MultiLabelSoftMarginLoss vs BCEWithLogitsLoss vs KLDivLoss

Mehran_Ziadloo · December 5, 2019, 7:49pm

Sorry if my question is too basic. I’m comparing the three loss functions of BCEWithLogitsLoss, MultiLabelSoftMarginLoss, and KLDivLoss. Here are the formula for each one:

For BCEWithLogitsLoss, we have (assuming the reduction is mean):

$l(x, y) = \frac{-1}{C} \sum_{i=1}^{C} y_i * log(\sigma (x_i)) + (1-y_i) * log(1-\sigma (x_i))$

And for MultiLabelSoftMarginLoss, we have:

$l(x, y) = \frac{-1}{C} \sum_{i=1}^{C} y_i * log(\sigma (x_i)) + (1-y_i) * log(\sigma (-x_i))$

And finally, for KLDivLoss we have (with batchmean reduction):

$l(x, y) = \frac{-1}{N} \sum_{i=1}^{N} y_i * (log(y_i) - x_i)$

While I understand the first formula (it’s cross-entropy) and its use case, I’m not familiar with the next two.
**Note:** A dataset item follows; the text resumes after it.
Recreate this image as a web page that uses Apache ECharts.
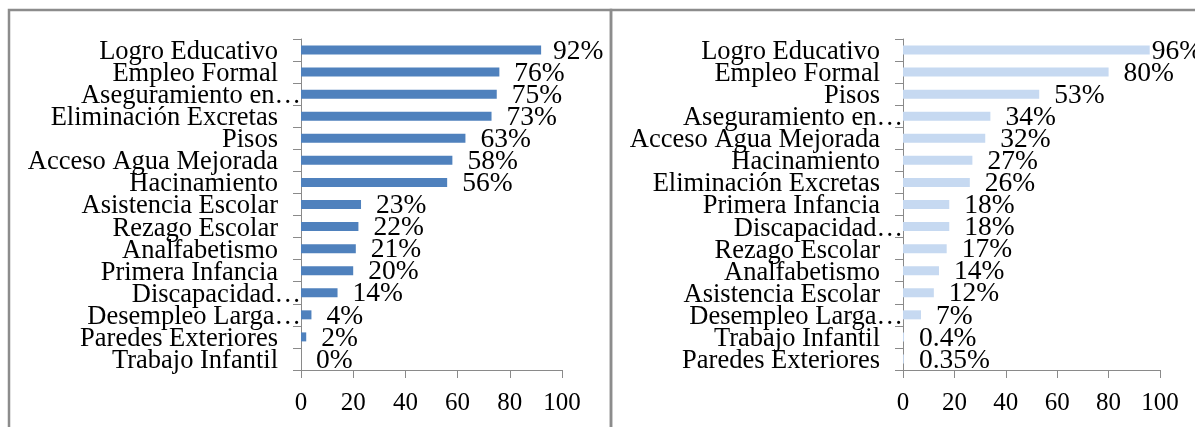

Could someone please explain to me when should I use any of these three loss functions? I’ve been reading the implementation for The Annotated Transformer where in my opinion was a good candidate for BCEWithLogitsLoss but the author had decided to use KLDivLoss. In general, what are the use cases for each of these three loss functions?